Ein Schalter für das Immunsystem

Wiener Forscher haben einen Mechanismus gefunden, der das Immunsystem ein- bzw. ausschaltet. Das könnte neue Wege in der Krebstherapie und bei der Behandlung von Autoimmunerkrankungen wie Multipler Sklerose eröffnen.

Körpereigene Waffen gegen Tumoren zu richten, ist die Idee, die hinter der Immuntherapie gegen Krebs steht. Diesem Ansatz ist ein Forscherteam des Instituts für Molekulare Biotechnologie der Österreichischen Akademie der Wissenschaften (IMBA) gemeinsam mit internationalen Kolleginnen und Kollegen gefolgt. Sie haben einen Stoff unter die Lupe genommen, der eigentlich eine wichtige Rolle im menschlichen Nervensystem spielt, einem Baustein der „Glückshormone“ Dopamin und Serotonin.

Die Studie

„The metabolite BH4 controls T cell proliferation in autoimmunity and cancer“, Nature, 7.11.2018

Ö1-Sendungshinweis

Diesem Thema widmet sich auch ein Beitrag in „Wissen aktuell“ am 8.11. um 13.55 Uhr.

Zwei Wirkstoffe regulieren Immunsystem

Die Forschungsergebnisse zeigen, dass ein Baustein dieser Glückshormone, BH4, das Immunsystem aktiviert. Denn BH4 schalte die T-Zellen gewissermaßen ein und aus, sagt der Zellbiologe Shane Cronin vom IMBA, der Erstautor der Studie. „Gibt es viel BH4, dann schalten sich die T-Zellen ein, sind bereit zu kämpfen und werden aggressiv“, so Cronin.

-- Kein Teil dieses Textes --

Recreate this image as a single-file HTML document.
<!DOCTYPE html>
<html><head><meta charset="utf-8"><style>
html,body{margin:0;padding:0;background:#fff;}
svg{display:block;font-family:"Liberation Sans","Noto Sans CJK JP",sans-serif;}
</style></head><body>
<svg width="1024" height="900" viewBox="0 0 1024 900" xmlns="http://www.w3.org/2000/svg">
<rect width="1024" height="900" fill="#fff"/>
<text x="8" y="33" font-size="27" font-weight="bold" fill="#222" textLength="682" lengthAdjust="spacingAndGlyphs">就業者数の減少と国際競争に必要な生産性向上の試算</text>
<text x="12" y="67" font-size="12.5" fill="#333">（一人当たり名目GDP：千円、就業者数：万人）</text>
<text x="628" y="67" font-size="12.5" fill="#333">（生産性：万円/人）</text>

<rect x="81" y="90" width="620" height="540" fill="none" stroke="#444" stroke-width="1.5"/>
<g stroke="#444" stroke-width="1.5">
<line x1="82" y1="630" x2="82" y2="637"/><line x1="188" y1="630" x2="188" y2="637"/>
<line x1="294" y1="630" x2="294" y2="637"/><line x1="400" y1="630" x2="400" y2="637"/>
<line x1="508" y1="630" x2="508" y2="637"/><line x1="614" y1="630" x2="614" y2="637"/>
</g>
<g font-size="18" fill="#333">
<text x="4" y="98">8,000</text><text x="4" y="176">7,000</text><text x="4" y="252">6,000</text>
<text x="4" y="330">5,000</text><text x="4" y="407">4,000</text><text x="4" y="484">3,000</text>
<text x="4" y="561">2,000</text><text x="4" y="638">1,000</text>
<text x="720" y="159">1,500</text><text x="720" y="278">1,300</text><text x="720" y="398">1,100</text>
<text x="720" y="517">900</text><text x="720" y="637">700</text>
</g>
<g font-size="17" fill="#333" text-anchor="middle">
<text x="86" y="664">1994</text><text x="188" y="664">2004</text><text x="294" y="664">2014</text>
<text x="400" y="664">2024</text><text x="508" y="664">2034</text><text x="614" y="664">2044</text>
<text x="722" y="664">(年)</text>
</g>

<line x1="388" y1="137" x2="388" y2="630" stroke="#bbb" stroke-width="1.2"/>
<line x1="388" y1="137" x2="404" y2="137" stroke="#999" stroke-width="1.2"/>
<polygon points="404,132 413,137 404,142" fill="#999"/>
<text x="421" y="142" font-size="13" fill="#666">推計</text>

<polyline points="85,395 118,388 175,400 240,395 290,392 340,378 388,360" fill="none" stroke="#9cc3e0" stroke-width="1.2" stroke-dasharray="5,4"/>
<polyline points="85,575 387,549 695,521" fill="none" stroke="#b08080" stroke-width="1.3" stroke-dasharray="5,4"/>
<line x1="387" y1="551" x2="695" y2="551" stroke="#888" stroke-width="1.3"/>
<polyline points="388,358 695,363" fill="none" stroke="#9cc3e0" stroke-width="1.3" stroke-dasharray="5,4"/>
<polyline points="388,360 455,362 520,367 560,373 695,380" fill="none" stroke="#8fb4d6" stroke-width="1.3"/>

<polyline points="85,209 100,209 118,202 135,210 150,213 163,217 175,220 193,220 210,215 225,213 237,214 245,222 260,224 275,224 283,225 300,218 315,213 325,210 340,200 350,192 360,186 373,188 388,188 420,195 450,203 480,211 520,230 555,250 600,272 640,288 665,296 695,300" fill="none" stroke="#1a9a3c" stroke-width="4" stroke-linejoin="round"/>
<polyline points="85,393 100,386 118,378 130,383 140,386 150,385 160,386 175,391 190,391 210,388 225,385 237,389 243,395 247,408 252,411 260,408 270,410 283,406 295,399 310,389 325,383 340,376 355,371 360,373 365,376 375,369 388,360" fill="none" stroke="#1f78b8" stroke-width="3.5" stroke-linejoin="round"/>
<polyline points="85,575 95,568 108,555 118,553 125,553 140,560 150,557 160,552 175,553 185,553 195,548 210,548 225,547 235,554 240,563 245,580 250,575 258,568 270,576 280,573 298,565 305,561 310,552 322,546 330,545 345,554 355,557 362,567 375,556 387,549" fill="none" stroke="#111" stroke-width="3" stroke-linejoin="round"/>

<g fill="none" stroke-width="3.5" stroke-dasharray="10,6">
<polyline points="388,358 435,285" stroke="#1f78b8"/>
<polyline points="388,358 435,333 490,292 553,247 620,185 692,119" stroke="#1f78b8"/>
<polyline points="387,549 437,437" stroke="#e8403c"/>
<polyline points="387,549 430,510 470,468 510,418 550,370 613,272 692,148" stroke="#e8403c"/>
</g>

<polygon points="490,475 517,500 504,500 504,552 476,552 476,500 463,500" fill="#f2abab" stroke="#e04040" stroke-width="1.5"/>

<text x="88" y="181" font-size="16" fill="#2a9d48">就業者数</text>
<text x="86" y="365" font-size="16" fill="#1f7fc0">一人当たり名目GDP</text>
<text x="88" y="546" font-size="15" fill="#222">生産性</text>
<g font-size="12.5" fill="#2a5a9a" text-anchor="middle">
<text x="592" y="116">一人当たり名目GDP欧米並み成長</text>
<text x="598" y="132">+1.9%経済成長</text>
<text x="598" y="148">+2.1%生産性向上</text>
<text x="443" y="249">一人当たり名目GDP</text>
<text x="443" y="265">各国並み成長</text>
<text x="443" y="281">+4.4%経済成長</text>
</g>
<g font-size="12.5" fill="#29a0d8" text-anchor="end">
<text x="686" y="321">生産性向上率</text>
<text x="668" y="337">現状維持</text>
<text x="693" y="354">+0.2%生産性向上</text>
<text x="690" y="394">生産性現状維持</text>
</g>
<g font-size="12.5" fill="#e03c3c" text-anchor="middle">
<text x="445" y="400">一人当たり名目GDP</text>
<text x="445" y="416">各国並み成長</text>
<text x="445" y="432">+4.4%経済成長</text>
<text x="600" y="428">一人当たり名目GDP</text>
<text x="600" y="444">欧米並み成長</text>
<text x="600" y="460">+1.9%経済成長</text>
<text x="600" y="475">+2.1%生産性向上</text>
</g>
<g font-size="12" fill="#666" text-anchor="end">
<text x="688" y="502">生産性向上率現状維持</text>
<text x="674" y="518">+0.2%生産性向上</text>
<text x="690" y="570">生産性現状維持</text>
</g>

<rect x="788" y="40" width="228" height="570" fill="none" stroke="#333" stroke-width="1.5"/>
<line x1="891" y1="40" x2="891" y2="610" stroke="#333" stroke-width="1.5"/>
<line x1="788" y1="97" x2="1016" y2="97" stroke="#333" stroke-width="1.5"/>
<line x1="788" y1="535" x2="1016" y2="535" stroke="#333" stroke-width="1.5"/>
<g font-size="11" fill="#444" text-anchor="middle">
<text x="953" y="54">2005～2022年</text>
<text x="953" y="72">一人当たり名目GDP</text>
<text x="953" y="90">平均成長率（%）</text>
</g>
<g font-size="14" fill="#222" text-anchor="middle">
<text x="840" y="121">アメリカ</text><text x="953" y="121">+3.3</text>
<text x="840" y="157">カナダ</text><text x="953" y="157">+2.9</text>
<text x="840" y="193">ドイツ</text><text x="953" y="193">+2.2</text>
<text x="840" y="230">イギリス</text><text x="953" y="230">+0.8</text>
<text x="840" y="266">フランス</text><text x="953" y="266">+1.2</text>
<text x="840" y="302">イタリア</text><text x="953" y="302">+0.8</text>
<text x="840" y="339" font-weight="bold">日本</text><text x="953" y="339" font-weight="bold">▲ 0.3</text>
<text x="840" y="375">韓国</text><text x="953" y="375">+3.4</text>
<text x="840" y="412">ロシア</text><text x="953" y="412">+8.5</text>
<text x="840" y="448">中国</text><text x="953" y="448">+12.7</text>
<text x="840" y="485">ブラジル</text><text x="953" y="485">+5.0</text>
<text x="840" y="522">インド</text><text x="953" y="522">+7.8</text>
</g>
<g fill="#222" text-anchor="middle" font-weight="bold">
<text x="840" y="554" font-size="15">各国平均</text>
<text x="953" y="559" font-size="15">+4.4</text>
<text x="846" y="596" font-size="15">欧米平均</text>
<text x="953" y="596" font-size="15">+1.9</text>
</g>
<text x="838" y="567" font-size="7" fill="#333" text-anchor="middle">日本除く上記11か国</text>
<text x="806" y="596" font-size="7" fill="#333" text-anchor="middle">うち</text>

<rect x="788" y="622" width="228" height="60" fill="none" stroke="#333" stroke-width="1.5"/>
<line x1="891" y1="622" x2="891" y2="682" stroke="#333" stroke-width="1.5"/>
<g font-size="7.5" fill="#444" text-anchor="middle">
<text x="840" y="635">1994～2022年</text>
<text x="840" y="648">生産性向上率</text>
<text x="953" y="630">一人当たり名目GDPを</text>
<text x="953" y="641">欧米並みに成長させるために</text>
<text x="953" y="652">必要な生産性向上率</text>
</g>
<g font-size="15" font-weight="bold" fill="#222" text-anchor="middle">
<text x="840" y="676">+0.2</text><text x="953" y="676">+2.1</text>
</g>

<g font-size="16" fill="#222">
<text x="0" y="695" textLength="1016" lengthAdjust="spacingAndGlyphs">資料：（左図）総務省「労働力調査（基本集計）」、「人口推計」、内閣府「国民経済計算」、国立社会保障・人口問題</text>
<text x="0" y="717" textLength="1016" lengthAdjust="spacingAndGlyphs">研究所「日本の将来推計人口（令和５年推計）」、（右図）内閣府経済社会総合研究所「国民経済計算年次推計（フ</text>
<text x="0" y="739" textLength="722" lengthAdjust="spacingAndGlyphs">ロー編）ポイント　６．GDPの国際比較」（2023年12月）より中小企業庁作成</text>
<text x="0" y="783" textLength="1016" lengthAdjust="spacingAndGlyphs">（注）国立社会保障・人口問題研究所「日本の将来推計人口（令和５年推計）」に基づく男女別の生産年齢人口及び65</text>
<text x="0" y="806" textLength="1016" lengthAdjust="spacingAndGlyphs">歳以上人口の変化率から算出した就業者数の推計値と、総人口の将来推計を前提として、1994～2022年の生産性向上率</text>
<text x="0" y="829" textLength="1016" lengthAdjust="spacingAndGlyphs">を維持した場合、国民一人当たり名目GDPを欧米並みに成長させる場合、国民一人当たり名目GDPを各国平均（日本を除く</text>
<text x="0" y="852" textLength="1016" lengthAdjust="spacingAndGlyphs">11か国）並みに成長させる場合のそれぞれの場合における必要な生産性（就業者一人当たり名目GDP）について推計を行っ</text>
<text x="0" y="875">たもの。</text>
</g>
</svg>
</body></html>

Der Zellbiologe konnte gemeinsam mit den Kolleginnen und Kollegen am IMBA, der Universität Harvard und des Max Planck Instituts Heidelberg zwei Wirkstoffe identifizieren, die diesen Mechanismus nutzen und damit das Immunsystem regulieren. „BH4 ist bereits mit einem anderen Verwendungszweck auf dem Markt“, sagt Cronin. Den anderen Wirkstoff haben die Wissenschaftler selbst entdeckt und getestet. Sie könnten die T-Zellen jetzt also gezielt ein- bzw. ausschalten.

IMBA-Video zu den Forschungsresultaten

Wichtiger Kandidat für Krebstherapie

Das macht BH4 zu einem wichtigen Kandidaten für zukünftige Krebs-Immuntherapien, denn aktivierte T-Zellen spüren Krebszellen auf und bekämpfen sie. Erste Versuche an Mäusen waren bereits erfolgreich. Der andere Wirkstoff, den Cronin und seine Kollegen entdeckt haben, tut genau das Gegenteil: Er reguliert das BH4 und führt dazu, dass das Immunsystem heruntergefahren wird.

Reduziere man das BH4, könne man überaktive T-Zellen regulieren, die bei Autoimmunerkrankungen gesunde Zellen im Körper angreifen, sagt Cronin. Bei der entzündlichen Darmerkrankung Colitis ulcerosa, bei Multipler Sklerose, bei Allergien und Asthma waren die Wissenschaftler im Mausmodell bereits erfolgreich. Der neue Wirkstoff schaltete nicht nur BH4 und damit die T-Zellen aus, sondern beruhigte das gesamte Immunsystem. Beide Therapieansätze, jener gegen Autoimmunkrankheiten und jener gegen Krebs, sollen in den nächsten Jahren bereits klinisch getestet werden.

Auch als Antidepressivum denkbar

Sind die Wirkstoffe beim Patienten erfolgreich, könnten sie bereits in einigen Jahren auf den Markt kommen. Cronin möchte seine Forschung in der Zwischenzeit in einer anderen Richtung fortsetzen: Weil BH4 das „Glückshormon“ Serotonin beeinflusst und damit die Stimmungslage von Menschen, möchte der Zellbiologe den Zusammenhang von Immunsystem und Nervensystem genauer untersuchen.

„Vielleicht können wir mit demselben oder einem ähnlichen Wirkstoff auch den Serotoninspiegel im Hirn erhöhen“, meint Cronin. Das könnte nicht nur Fortschritte bei der Therapie von Depressionen bringen, sondern auch bei neurodegenerativen Erkrankungen wie Alzheimer oder Parkinson, so die Hoffnung des Wissenschaftlers.